##### SUPPLIED INFORMATION

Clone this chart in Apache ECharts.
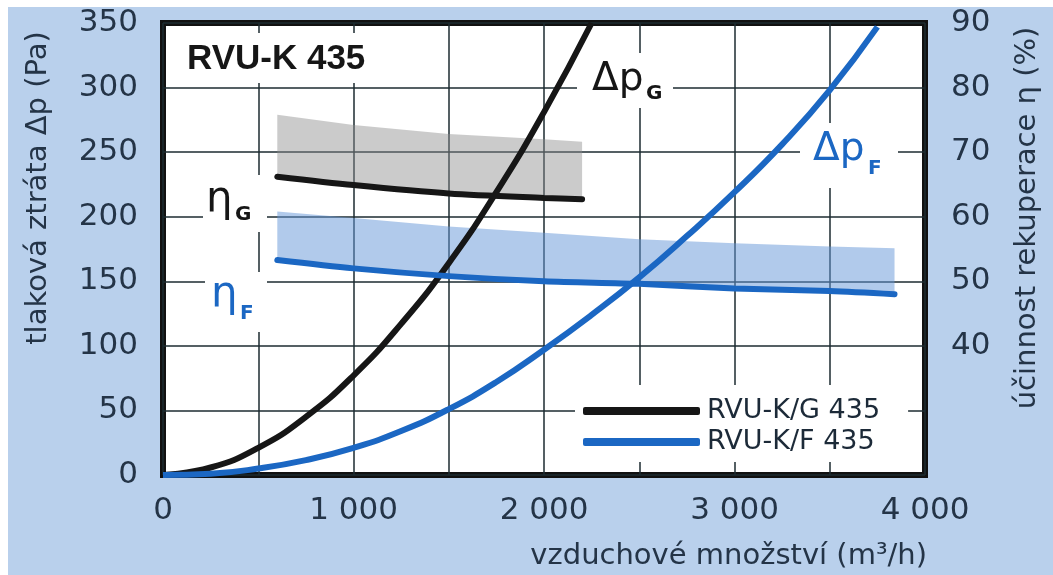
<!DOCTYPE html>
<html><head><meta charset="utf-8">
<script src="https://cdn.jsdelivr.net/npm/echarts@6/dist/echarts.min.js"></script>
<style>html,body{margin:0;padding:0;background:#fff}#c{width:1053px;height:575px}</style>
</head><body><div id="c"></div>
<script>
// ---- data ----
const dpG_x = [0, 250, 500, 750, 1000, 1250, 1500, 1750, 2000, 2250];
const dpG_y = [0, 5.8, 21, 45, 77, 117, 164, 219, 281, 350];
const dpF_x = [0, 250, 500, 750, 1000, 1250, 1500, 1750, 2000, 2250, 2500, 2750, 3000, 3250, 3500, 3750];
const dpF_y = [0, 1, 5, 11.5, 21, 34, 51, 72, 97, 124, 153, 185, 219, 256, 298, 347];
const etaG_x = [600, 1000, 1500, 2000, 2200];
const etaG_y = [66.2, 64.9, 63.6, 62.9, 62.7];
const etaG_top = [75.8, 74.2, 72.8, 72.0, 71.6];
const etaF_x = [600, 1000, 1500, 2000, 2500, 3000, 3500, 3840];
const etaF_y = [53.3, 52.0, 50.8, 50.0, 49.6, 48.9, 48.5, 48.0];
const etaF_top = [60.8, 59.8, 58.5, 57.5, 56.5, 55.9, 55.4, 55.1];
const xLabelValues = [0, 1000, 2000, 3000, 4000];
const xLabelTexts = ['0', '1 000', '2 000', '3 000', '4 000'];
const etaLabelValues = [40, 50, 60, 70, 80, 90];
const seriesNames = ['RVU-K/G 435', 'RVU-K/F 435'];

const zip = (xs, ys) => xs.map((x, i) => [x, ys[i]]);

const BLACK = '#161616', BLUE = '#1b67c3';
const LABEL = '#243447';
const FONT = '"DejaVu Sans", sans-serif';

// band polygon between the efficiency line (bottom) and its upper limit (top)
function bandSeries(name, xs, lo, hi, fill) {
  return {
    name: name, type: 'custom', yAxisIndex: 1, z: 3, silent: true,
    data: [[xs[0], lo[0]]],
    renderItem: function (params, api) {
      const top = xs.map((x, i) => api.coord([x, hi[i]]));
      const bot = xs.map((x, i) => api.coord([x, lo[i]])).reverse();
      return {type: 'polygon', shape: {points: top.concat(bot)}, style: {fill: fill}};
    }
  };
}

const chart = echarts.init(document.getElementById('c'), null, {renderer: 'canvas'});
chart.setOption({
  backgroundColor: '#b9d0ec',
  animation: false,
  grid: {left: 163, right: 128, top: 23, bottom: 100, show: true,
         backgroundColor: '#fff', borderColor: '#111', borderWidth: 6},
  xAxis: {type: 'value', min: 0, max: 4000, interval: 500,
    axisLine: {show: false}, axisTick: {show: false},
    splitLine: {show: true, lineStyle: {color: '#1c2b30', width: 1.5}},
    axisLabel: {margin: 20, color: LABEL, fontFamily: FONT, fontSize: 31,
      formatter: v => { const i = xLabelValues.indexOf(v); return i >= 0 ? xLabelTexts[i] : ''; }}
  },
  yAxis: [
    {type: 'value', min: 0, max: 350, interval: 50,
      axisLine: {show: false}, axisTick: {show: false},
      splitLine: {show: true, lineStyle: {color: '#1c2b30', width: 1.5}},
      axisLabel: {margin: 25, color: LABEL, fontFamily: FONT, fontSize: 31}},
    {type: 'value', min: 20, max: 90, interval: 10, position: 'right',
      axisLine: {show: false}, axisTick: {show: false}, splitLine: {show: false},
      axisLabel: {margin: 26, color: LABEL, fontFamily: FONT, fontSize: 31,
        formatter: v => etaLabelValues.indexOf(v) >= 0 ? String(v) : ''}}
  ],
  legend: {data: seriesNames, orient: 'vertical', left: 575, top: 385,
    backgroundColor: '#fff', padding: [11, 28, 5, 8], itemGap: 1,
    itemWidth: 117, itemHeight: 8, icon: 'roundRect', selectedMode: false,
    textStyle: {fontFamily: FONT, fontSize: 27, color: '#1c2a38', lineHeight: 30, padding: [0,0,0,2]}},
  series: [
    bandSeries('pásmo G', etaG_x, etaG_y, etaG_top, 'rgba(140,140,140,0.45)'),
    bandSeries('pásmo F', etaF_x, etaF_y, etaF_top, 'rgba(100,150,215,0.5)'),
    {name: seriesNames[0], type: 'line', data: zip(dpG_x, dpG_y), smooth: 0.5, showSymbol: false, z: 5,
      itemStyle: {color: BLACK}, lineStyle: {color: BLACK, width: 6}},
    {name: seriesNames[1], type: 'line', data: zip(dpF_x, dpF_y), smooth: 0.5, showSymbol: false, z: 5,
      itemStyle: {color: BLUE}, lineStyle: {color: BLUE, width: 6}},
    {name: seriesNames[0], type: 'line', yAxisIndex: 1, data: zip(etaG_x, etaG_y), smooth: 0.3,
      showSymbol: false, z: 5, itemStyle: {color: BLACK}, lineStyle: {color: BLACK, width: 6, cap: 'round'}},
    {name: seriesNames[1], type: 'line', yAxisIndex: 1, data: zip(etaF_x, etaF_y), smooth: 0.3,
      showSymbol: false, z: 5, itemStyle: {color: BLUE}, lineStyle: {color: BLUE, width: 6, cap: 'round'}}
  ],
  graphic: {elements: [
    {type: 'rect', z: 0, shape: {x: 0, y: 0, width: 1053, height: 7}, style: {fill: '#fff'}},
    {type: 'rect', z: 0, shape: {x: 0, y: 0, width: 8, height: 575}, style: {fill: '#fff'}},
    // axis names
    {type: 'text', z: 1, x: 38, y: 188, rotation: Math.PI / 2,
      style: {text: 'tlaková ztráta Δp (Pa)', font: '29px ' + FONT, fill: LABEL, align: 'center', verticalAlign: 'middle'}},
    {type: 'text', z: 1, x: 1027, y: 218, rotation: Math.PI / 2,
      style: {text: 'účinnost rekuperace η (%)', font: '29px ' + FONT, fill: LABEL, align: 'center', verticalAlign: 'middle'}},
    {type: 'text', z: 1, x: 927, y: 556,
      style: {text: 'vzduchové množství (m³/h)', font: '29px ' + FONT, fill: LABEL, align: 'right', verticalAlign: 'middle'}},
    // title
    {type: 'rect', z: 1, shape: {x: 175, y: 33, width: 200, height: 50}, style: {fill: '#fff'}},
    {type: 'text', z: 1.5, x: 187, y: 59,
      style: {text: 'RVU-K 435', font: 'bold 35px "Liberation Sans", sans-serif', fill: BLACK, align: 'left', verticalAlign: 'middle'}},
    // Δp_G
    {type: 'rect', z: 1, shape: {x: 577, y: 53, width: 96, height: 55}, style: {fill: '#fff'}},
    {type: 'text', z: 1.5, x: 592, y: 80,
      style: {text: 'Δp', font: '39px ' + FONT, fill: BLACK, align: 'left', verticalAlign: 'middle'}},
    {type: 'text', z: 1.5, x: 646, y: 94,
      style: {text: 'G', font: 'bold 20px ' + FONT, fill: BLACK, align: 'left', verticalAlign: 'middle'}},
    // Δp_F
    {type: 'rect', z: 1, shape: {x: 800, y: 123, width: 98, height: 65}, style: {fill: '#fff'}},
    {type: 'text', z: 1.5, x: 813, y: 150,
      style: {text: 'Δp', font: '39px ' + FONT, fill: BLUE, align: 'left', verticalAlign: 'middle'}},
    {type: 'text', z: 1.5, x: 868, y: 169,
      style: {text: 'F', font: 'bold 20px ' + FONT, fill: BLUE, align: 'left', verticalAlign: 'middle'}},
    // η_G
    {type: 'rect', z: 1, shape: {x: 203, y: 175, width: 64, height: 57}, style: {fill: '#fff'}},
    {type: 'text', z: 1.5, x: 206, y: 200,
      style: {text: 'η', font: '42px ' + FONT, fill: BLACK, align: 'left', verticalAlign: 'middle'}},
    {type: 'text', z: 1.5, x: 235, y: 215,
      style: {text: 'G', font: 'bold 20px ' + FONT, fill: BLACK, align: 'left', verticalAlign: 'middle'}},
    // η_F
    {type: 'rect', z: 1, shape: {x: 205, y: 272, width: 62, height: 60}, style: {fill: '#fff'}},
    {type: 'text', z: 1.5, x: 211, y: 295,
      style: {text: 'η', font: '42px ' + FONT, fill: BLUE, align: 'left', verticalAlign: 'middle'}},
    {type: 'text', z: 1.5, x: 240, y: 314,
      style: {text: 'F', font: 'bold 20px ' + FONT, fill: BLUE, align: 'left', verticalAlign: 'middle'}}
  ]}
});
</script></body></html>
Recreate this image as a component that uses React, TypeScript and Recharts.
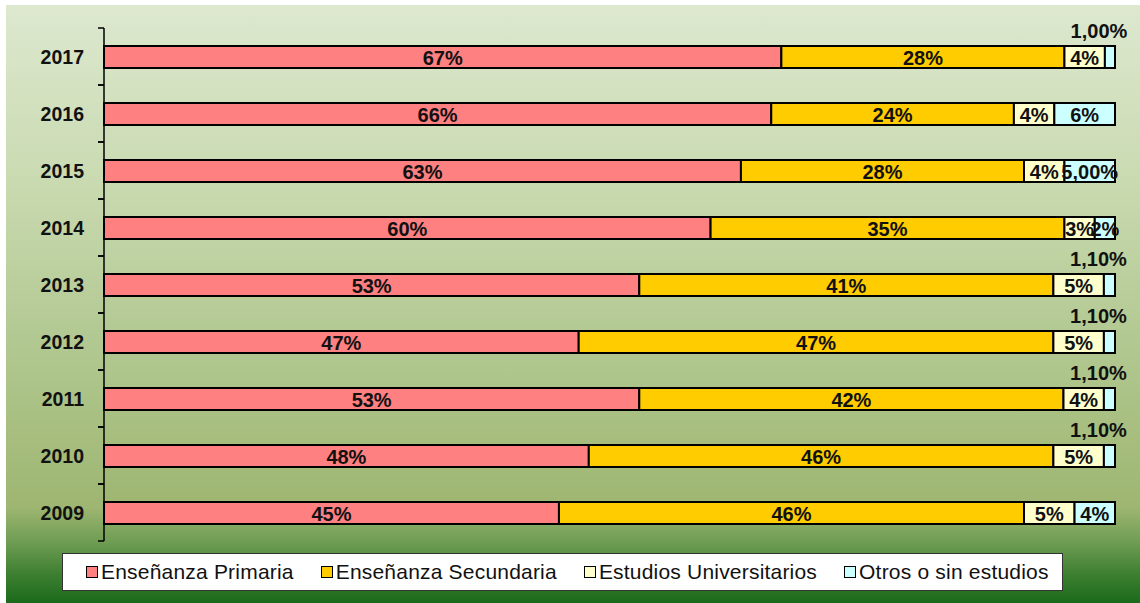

##########

▸ PROBLEM TO SOLVE:
Up to and including the line that contains "const zip = (xs, ys)", print the records above exactly from their first line, without any pictures.

▸ WRITTEN ANSWER:
Clone this chart in Apache ECharts.
<!DOCTYPE html>
<html><head><meta charset="utf-8">
<script src="https://cdn.jsdelivr.net/npm/echarts@6/dist/echarts.min.js"></script>
<style>html,body{margin:0;padding:0;background:#fff}#c{width:1053px;height:575px}</style>
</head><body><div id="c"></div>
<script>
// ---- data ----
const dpG_x = [0, 250, 500, 750, 1000, 1250, 1500, 1750, 2000, 2250];
const dpG_y = [0, 5.8, 21, 45, 77, 117, 164, 219, 281, 350];
const dpF_x = [0, 250, 500, 750, 1000, 1250, 1500, 1750, 2000, 2250, 2500, 2750, 3000, 3250, 3500, 3750];
const dpF_y = [0, 1, 5, 11.5, 21, 34, 51, 72, 97, 124, 153, 185, 219, 256, 298, 347];
const etaG_x = [600, 1000, 1500, 2000, 2200];
const etaG_y = [66.2, 64.9, 63.6, 62.9, 62.7];
const etaG_top = [75.8, 74.2, 72.8, 72.0, 71.6];
const etaF_x = [600, 1000, 1500, 2000, 2500, 3000, 3500, 3840];
const etaF_y = [53.3, 52.0, 50.8, 50.0, 49.6, 48.9, 48.5, 48.0];
const etaF_top = [60.8, 59.8, 58.5, 57.5, 56.5, 55.9, 55.4, 55.1];
const xLabelValues = [0, 1000, 2000, 3000, 4000];
const xLabelTexts = ['0', '1 000', '2 000', '3 000', '4 000'];
const etaLabelValues = [40, 50, 60, 70, 80, 90];
const seriesNames = ['RVU-K/G 435', 'RVU-K/F 435'];

const zip = (xs, ys) => xs.map((x, i) => [x, ys[i]]);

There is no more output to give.